__The request__: Quote the listing below in its entirety, omitting every image.

__Data segment__:

[START]

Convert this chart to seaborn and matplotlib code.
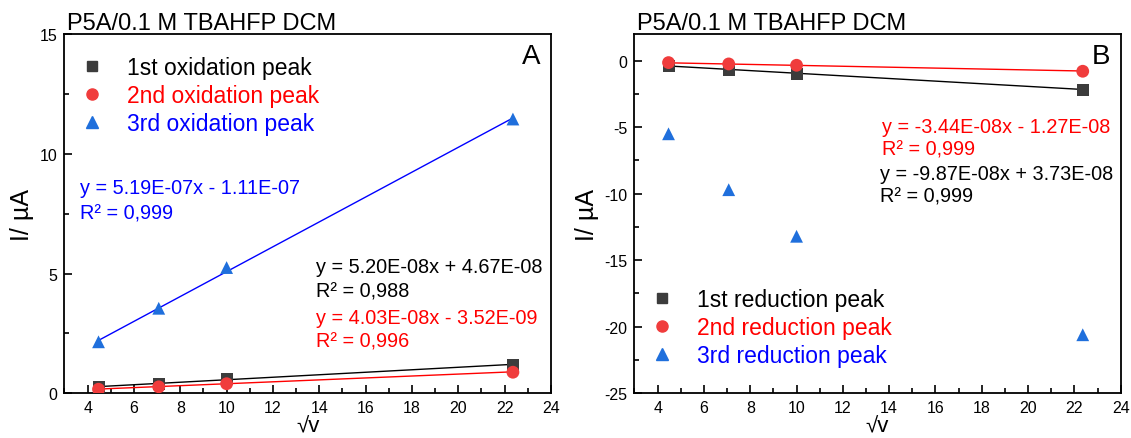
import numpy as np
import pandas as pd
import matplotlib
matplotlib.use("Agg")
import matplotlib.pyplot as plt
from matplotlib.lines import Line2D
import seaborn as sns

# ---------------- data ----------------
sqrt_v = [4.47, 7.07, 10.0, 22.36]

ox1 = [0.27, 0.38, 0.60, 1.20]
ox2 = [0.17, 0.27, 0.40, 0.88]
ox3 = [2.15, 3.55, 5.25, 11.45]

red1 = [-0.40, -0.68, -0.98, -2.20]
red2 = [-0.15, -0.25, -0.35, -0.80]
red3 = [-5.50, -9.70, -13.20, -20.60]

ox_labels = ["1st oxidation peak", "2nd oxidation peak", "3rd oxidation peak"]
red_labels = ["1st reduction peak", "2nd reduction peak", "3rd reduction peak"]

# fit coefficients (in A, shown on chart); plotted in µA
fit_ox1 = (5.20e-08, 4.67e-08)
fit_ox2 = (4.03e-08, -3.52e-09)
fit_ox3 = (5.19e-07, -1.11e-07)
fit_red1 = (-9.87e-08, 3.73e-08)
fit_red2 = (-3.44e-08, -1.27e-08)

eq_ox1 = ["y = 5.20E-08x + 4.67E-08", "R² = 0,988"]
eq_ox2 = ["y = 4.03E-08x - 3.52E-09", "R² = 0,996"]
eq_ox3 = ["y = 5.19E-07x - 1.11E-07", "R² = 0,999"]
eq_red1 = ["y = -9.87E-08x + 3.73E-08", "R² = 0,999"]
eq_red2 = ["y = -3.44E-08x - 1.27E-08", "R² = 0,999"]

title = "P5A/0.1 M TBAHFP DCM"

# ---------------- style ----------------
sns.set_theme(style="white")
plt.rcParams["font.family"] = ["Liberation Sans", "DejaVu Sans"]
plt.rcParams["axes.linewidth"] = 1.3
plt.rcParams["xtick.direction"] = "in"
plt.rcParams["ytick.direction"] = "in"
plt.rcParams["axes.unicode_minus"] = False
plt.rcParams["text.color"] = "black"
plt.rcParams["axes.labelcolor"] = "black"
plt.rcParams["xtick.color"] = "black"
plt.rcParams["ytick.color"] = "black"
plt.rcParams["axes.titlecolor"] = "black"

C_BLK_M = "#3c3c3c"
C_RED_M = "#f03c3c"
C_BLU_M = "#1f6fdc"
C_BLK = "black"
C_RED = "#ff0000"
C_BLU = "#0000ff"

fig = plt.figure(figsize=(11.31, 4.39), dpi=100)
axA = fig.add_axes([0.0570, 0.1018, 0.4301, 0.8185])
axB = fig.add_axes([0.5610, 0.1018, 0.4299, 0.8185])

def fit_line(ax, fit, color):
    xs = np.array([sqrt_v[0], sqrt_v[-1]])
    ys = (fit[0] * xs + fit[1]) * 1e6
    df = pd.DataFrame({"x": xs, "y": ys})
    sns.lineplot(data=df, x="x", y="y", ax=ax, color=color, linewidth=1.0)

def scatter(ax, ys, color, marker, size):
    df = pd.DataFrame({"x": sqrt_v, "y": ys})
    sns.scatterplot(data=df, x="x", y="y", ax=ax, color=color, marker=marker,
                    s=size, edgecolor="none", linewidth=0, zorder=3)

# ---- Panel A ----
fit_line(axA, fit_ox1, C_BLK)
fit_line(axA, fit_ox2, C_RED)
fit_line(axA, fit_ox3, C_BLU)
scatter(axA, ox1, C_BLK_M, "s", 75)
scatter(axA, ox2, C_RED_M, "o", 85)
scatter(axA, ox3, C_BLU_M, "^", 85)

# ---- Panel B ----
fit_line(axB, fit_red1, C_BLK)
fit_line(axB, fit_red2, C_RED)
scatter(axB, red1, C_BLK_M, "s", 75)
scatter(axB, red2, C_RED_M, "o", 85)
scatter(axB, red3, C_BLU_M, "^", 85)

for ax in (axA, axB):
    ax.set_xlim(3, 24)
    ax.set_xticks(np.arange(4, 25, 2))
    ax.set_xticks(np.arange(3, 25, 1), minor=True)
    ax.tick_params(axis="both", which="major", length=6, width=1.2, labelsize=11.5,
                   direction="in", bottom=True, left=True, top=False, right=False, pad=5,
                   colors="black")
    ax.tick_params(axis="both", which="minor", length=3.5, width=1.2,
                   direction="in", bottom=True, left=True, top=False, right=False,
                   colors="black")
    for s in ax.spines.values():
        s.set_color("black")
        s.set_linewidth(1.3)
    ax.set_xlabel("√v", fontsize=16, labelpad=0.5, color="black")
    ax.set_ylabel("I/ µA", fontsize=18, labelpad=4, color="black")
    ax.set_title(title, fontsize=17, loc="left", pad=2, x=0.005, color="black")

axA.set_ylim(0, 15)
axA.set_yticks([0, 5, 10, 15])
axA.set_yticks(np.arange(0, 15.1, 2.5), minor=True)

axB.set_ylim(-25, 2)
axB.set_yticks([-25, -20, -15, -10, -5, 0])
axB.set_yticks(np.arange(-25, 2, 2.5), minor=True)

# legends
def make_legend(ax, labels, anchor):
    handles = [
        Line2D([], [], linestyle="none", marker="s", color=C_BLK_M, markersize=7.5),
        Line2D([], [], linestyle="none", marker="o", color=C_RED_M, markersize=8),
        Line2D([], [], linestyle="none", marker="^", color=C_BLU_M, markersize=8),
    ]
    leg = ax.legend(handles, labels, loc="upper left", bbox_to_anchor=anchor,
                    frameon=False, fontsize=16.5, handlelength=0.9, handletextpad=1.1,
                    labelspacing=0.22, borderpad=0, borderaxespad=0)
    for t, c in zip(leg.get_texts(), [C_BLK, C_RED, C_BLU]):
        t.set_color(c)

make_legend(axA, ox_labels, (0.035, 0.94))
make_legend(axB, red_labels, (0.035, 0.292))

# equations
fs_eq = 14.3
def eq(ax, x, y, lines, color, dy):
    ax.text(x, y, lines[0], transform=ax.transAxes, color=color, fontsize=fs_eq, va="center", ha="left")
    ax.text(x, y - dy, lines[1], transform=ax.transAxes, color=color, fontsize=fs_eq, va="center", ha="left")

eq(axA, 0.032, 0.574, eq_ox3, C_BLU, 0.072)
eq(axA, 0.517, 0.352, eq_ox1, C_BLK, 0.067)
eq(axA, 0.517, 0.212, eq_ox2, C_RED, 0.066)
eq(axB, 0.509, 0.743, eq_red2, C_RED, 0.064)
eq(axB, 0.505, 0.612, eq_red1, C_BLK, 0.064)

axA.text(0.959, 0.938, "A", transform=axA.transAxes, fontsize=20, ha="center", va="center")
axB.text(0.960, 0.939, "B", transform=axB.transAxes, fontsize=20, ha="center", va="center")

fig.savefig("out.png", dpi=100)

[END]

__Written solution__:
Convert this chart to seaborn and matplotlib code.
import numpy as np
import pandas as pd
import matplotlib
matplotlib.use("Agg")
import matplotlib.pyplot as plt
from matplotlib.lines import Line2D
import seaborn as sns

# ---------------- data ----------------
sqrt_v = [4.47, 7.07, 10.0, 22.36]

ox1 = [0.27, 0.38, 0.60, 1.20]
ox2 = [0.17, 0.27, 0.40, 0.88]
ox3 = [2.15, 3.55, 5.25, 11.45]

red1 = [-0.40, -0.68, -0.98, -2.20]
red2 = [-0.15, -0.25, -0.35, -0.80]
red3 = [-5.50, -9.70, -13.20, -20.60]

ox_labels = ["1st oxidation peak", "2nd oxidation peak", "3rd oxidation peak"]
red_labels = ["1st reduction peak", "2nd reduction peak", "3rd reduction peak"]

# fit coefficients (in A, shown on chart); plotted in µA
fit_ox1 = (5.20e-08, 4.67e-08)
fit_ox2 = (4.03e-08, -3.52e-09)
fit_ox3 = (5.19e-07, -1.11e-07)
fit_red1 = (-9.87e-08, 3.73e-08)
fit_red2 = (-3.44e-08, -1.27e-08)

eq_ox1 = ["y = 5.20E-08x + 4.67E-08", "R² = 0,988"]
eq_ox2 = ["y = 4.03E-08x - 3.52E-09", "R² = 0,996"]
eq_ox3 = ["y = 5.19E-07x - 1.11E-07", "R² = 0,999"]
eq_red1 = ["y = -9.87E-08x + 3.73E-08", "R² = 0,999"]
eq_red2 = ["y = -3.44E-08x - 1.27E-08", "R² = 0,999"]

title = "P5A/0.1 M TBAHFP DCM"

# ---------------- style ----------------
sns.set_theme(style="white")
plt.rcParams["font.family"] = ["Liberation Sans", "DejaVu Sans"]
plt.rcParams["axes.linewidth"] = 1.3
plt.rcParams["xtick.direction"] = "in"
plt.rcParams["ytick.direction"] = "in"
plt.rcParams["axes.unicode_minus"] = False
plt.rcParams["text.color"] = "black"
plt.rcParams["axes.labelcolor"] = "black"
plt.rcParams["xtick.color"] = "black"
plt.rcParams["ytick.color"] = "black"
plt.rcParams["axes.titlecolor"] = "black"

C_BLK_M = "#3c3c3c"
C_RED_M = "#f03c3c"
C_BLU_M = "#1f6fdc"
C_BLK = "black"
C_RED = "#ff0000"
C_BLU = "#0000ff"

fig = plt.figure(figsize=(11.31, 4.39), dpi=100)
axA = fig.add_axes([0.0570, 0.1018, 0.4301, 0.8185])
axB = fig.add_axes([0.5610, 0.1018, 0.4299, 0.8185])

def fit_line(ax, fit, color):
    xs = np.array([sqrt_v[0], sqrt_v[-1]])
    ys = (fit[0] * xs + fit[1]) * 1e6
    df = pd.DataFrame({"x": xs, "y": ys})
    sns.lineplot(data=df, x="x", y="y", ax=ax, color=color, linewidth=1.0)

def scatter(ax, ys, color, marker, size):
    df = pd.DataFrame({"x": sqrt_v, "y": ys})
    sns.scatterplot(data=df, x="x", y="y", ax=ax, color=color, marker=marker,
                    s=size, edgecolor="none", linewidth=0, zorder=3)

# ---- Panel A ----
fit_line(axA, fit_ox1, C_BLK)
fit_line(axA, fit_ox2, C_RED)
fit_line(axA, fit_ox3, C_BLU)
scatter(axA, ox1, C_BLK_M, "s", 75)
scatter(axA, ox2, C_RED_M, "o", 85)
scatter(axA, ox3, C_BLU_M, "^", 85)

# ---- Panel B ----
fit_line(axB, fit_red1, C_BLK)
fit_line(axB, fit_red2, C_RED)
scatter(axB, red1, C_BLK_M, "s", 75)
scatter(axB, red2, C_RED_M, "o", 85)
scatter(axB, red3, C_BLU_M, "^", 85)

for ax in (axA, axB):
    ax.set_xlim(3, 24)
    ax.set_xticks(np.arange(4, 25, 2))
    ax.set_xticks(np.arange(3, 25, 1), minor=True)
    ax.tick_params(axis="both", which="major", length=6, width=1.2, labelsize=11.5,
                   direction="in", bottom=True, left=True, top=False, right=False, pad=5,
                   colors="black")
    ax.tick_params(axis="both", which="minor", length=3.5, width=1.2,
                   direction="in", bottom=True, left=True, top=False, right=False,
                   colors="black")
    for s in ax.spines.values():
        s.set_color("black")
        s.set_linewidth(1.3)
    ax.set_xlabel("√v", fontsize=16, labelpad=0.5, color="black")
    ax.set_ylabel("I/ µA", fontsize=18, labelpad=4, color="black")
    ax.set_title(title, fontsize=17, loc="left", pad=2, x=0.005, color="black")

axA.set_ylim(0, 15)
axA.set_yticks([0, 5, 10, 15])
axA.set_yticks(np.arange(0, 15.1, 2.5), minor=True)

axB.set_ylim(-25, 2)
axB.set_yticks([-25, -20, -15, -10, -5, 0])
axB.set_yticks(np.arange(-25, 2, 2.5), minor=True)

# legends
def make_legend(ax, labels, anchor):
    handles = [
        Line2D([], [], linestyle="none", marker="s", color=C_BLK_M, markersize=7.5),
        Line2D([], [], linestyle="none", marker="o", color=C_RED_M, markersize=8),
        Line2D([], [], linestyle="none", marker="^", color=C_BLU_M, markersize=8),
    ]
    leg = ax.legend(handles, labels, loc="upper left", bbox_to_anchor=anchor,
                    frameon=False, fontsize=16.5, handlelength=0.9, handletextpad=1.1,
                    labelspacing=0.22, borderpad=0, borderaxespad=0)
    for t, c in zip(leg.get_texts(), [C_BLK, C_RED, C_BLU]):
        t.set_color(c)

make_legend(axA, ox_labels, (0.035, 0.94))
make_legend(axB, red_labels, (0.035, 0.292))

# equations
fs_eq = 14.3
def eq(ax, x, y, lines, color, dy):
    ax.text(x, y, lines[0], transform=ax.transAxes, color=color, fontsize=fs_eq, va="center", ha="left")
    ax.text(x, y - dy, lines[1], transform=ax.transAxes, color=color, fontsize=fs_eq, va="center", ha="left")

eq(axA, 0.032, 0.574, eq_ox3, C_BLU, 0.072)
eq(axA, 0.517, 0.352, eq_ox1, C_BLK, 0.067)
eq(axA, 0.517, 0.212, eq_ox2, C_RED, 0.066)
eq(axB, 0.509, 0.743, eq_red2, C_RED, 0.064)
eq(axB, 0.505, 0.612, eq_red1, C_BLK, 0.064)

axA.text(0.959, 0.938, "A", transform=axA.transAxes, fontsize=20, ha="center", va="center")
axB.text(0.960, 0.939, "B", transform=axB.transAxes, fontsize=20, ha="center", va="center")

fig.savefig("out.png", dpi=100)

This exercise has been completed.